純米酒と「調理」実験

 最近、そこそこの値がするらしい純米酒を貰ったので良く料理に使っている。生憎、酒類を楽しめる身では無い為に専ら「旨味実験」が中心だ。

 水に対して何割入れたか、加熱時間はどうか……それによって味がどれだけ変わったか、といった「個人単位の人体実験」といっても良いかもしれない。

 それに対して私は「美味しい!」と感動するべきなのだろうがそうもいかない、何故か瞬間的に「第三者視点」のような感覚が物事を等しく分析するべく動いている。

 具体的にセリフに直すなら「なるほど、これは世間で表されるところの「美味しい」味だ」といったところだろうか。そして同様に蓄積されたデータを参照しながら「前の使い方よりも劣るな」とか「以前のこれと近い」とか、そんなことを考えては、再度条件を変えて実験を繰り返している。

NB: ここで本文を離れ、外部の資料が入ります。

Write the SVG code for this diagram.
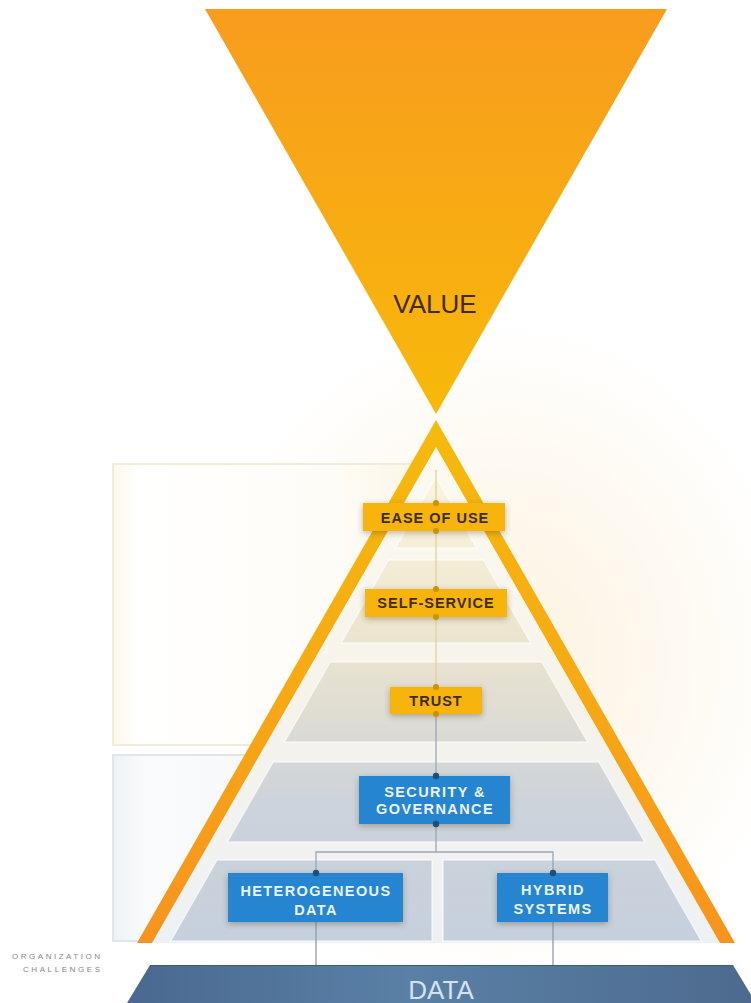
<svg xmlns="http://www.w3.org/2000/svg" width="751" height="1003" viewBox="0 0 751 1003">
  <defs>
    <linearGradient id="gValue" x1="0" y1="9" x2="0" y2="414" gradientUnits="userSpaceOnUse">
      <stop offset="0" stop-color="#f89c1e"/>
      <stop offset="1" stop-color="#f8b90a"/>
    </linearGradient>
    <linearGradient id="gStripe" x1="0" y1="420" x2="0" y2="943" gradientUnits="userSpaceOnUse">
      <stop offset="0" stop-color="#f6ba0c"/>
      <stop offset="0.5" stop-color="#f6aa14"/>
      <stop offset="1" stop-color="#f7931e"/>
    </linearGradient>
    <linearGradient id="gInner" x1="0" y1="447" x2="0" y2="943" gradientUnits="userSpaceOnUse">
      <stop offset="0" stop-color="#fdfaf1"/>
      <stop offset="0.5" stop-color="#f6f3ea"/>
      <stop offset="1" stop-color="#eef1f4"/>
    </linearGradient>
    <linearGradient id="gTier" x1="0" y1="477" x2="0" y2="941" gradientUnits="userSpaceOnUse">
      <stop offset="0" stop-color="#fbf4df"/>
      <stop offset="0.3" stop-color="#efe7cf"/>
      <stop offset="0.5" stop-color="#e0ddd2"/>
      <stop offset="0.7" stop-color="#cdd3db"/>
      <stop offset="1" stop-color="#c6d0dc"/>
    </linearGradient>
    <linearGradient id="gData" x1="0" y1="0" x2="1" y2="0">
      <stop offset="0" stop-color="#4a6890"/>
      <stop offset="0.45" stop-color="#5a80a6"/>
      <stop offset="1" stop-color="#4d6a8e"/>
    </linearGradient>
    <linearGradient id="gRectTop" x1="0" y1="0" x2="1" y2="0">
      <stop offset="0" stop-color="#fbf7ea"/>
      <stop offset="0.08" stop-color="#ffffff"/>
      <stop offset="0.7" stop-color="#fefcf6"/>
      <stop offset="1" stop-color="#fbf4e4"/>
    </linearGradient>
    <linearGradient id="gRectBot" x1="0" y1="0" x2="1" y2="0">
      <stop offset="0" stop-color="#eef2f6"/>
      <stop offset="0.1" stop-color="#fafbfc"/>
      <stop offset="1" stop-color="#f1f3f5"/>
    </linearGradient>
    <radialGradient id="gGlow" cx="0.5" cy="0.5" r="0.5">
      <stop offset="0" stop-color="#fbe9c8" stop-opacity="0.6"/>
      <stop offset="1" stop-color="#fbe9c8" stop-opacity="0"/>
    </radialGradient>
    <filter id="shadow" x="-20%" y="-40%" width="140%" height="180%">
      <feDropShadow dx="0" dy="2" stdDeviation="3" flood-color="#3a3020" flood-opacity="0.35"/>
    </filter>
  </defs>
  <style>
    .lblY { font-family: "Liberation Sans", Arial, sans-serif; font-weight: bold; font-size: 14.5px; fill: #3b2c12; letter-spacing: 1px; text-anchor: middle; }
    .lblB { font-family: "Liberation Sans", Arial, sans-serif; font-weight: bold; font-size: 14.5px; fill: #eaf4ff; letter-spacing: 1.4px; text-anchor: middle; }
    .boxY { fill: #f6b40f; filter: url(#shadow); }
    .boxB { fill: #2785d0; filter: url(#shadow); }
    .dotY { fill: #c99400; }
    .dotB { fill: #1d4f7e; }
    .conn { fill: none; stroke-width: 1.3; }
    .tier { fill: url(#gTier); stroke: #ffffff; stroke-opacity: 0.6; stroke-width: 1.5; }
  </style>

  <rect width="751" height="1003" fill="#ffffff"/>
  <ellipse cx="500" cy="660" rx="300" ry="340" fill="url(#gGlow)"/>

  <g id="side-panels">
    <rect x="113" y="464" width="323" height="281" fill="url(#gRectTop)"/>
    <polyline points="436,464 113,464 113,745 436,745" fill="none" stroke="#f1ecd8" stroke-width="2"/>
    <rect x="113" y="755" width="323" height="186" fill="url(#gRectBot)"/>
    <polyline points="436,755 113,755 113,941 436,941" fill="none" stroke="#e1e6ed" stroke-width="2"/>
  </g>

  <g id="value">
    <polygon points="205,9 667,9 436,414" fill="url(#gValue)"/>
    <text x="435" y="313" font-family="Liberation Sans, Arial, sans-serif" font-size="26" fill="#3f2a08" text-anchor="middle">VALUE</text>
  </g>

  <g id="pyramid">
    <polygon points="436,447 152,943 720,943" fill="url(#gInner)"/>
    <path d="M436,420 L137,943 L735,943 Z M436,447 L720,943 L152,943 Z" fill="url(#gStripe)" fill-rule="evenodd"/>
    <polygon class="tier" points="436,477 476.6,548 395.4,548"/>
    <polygon class="tier" points="388.5,560 483.5,560 530.9,643 341.1,643"/>
    <polygon class="tier" points="330.2,662 541.8,662 587.5,742 284.5,742"/>
    <polygon class="tier" points="273.1,762 598.9,762 644.7,842 227.3,842"/>
    <polygon class="tier" points="217,860 432,860 432,941 170.7,941"/>
    <polygon class="tier" points="443,860 655,860 701.3,941 443,941"/>
  </g>

  <g id="connectors">
    <line class="conn" x1="436" y1="470" x2="436" y2="690" stroke="#e2d19c"/>
    <line class="conn" x1="436" y1="712" x2="436" y2="852" stroke="#9aa7b6"/>
    <polyline class="conn" points="316,873 316,852 553,852 553,873" stroke="#9aa7b6"/>
    <line class="conn" x1="316" y1="920" x2="316" y2="966" stroke="#8e9bab"/>
    <line class="conn" x1="553" y1="920" x2="553" y2="966" stroke="#8e9bab"/>
  </g>

  <g id="ease-of-use">
    <rect class="boxY" x="363" y="503" width="142" height="28"/>
    <circle class="dotY" cx="436" cy="503" r="3"/>
    <circle class="dotY" cx="436" cy="531" r="3"/>
    <text class="lblY" x="435" y="523">EASE OF USE</text>
  </g>
  <g id="self-service">
    <rect class="boxY" x="365" y="589" width="142" height="28"/>
    <circle class="dotY" cx="436" cy="589" r="3"/>
    <circle class="dotY" cx="436" cy="617" r="3"/>
    <text class="lblY" x="436" y="608">SELF-SERVICE</text>
  </g>
  <g id="trust">
    <rect class="boxY" x="390" y="687" width="92" height="27"/>
    <circle class="dotY" cx="436" cy="687" r="3"/>
    <circle class="dotY" cx="436" cy="714" r="3"/>
    <text class="lblY" x="436" y="706">TRUST</text>
  </g>
  <g id="security-governance">
    <rect class="boxB" x="359" y="776" width="151" height="48"/>
    <circle class="dotB" cx="436" cy="776" r="3.2"/>
    <circle class="dotB" cx="436" cy="824" r="3.2"/>
    <text class="lblB" x="435" y="797">SECURITY &amp;</text>
    <text class="lblB" x="435" y="814">GOVERNANCE</text>
  </g>
  <g id="heterogeneous-data">
    <rect class="boxB" x="228" y="873" width="175" height="49"/>
    <circle class="dotB" cx="316" cy="873" r="3.2"/>
    <text class="lblB" x="316" y="896">HETEROGENEOUS</text>
    <text class="lblB" x="316" y="915">DATA</text>
  </g>
  <g id="hybrid-systems">
    <rect class="boxB" x="497" y="873" width="111" height="49"/>
    <circle class="dotB" cx="553" cy="873" r="3.2"/>
    <text class="lblB" x="553" y="895">HYBRID</text>
    <text class="lblB" x="553" y="914">SYSTEMS</text>
  </g>

  <g id="data">
    <polygon points="150,965 733,965 756,1003 127,1003" fill="url(#gData)"/>
    <line x1="150" y1="965.5" x2="733" y2="965.5" stroke="#3e5a7e" stroke-width="1"/>
    <text x="441" y="999" font-family="Liberation Sans, Arial, sans-serif" font-size="26" fill="#d3e3f2" text-anchor="middle">DATA</text>
  </g>

  <g id="org-challenges" font-family="Liberation Sans, Arial, sans-serif" font-size="8" fill="#878787">
    <text x="12" y="959" textLength="88" lengthAdjust="spacing">ORGANIZATION</text>
    <text x="23" y="972" textLength="77" lengthAdjust="spacing">CHALLENGES</text>
  </g>
</svg>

 思えば実家でも、焼芋なんかを作る際にも同じことをやっていたか。同じ芋をまとめ買いしてはアルミホイルの種類や巻き方、キッチンペーパーを入れるか入れないか、オーブンレンジの温度や焼き時間はどうか……そんなことをノートを取りつつ延々と実験していた記憶がある。勿論、焼芋以外でも。

 恐らく環境さえ整えば今でも楽しめるのだろうけど、もう食べる口は一つになってしまった。こういう「地に足の付いた探究」みたいなのは、まだ私にとっては珍しい楽しみの一つでもある。多分ね。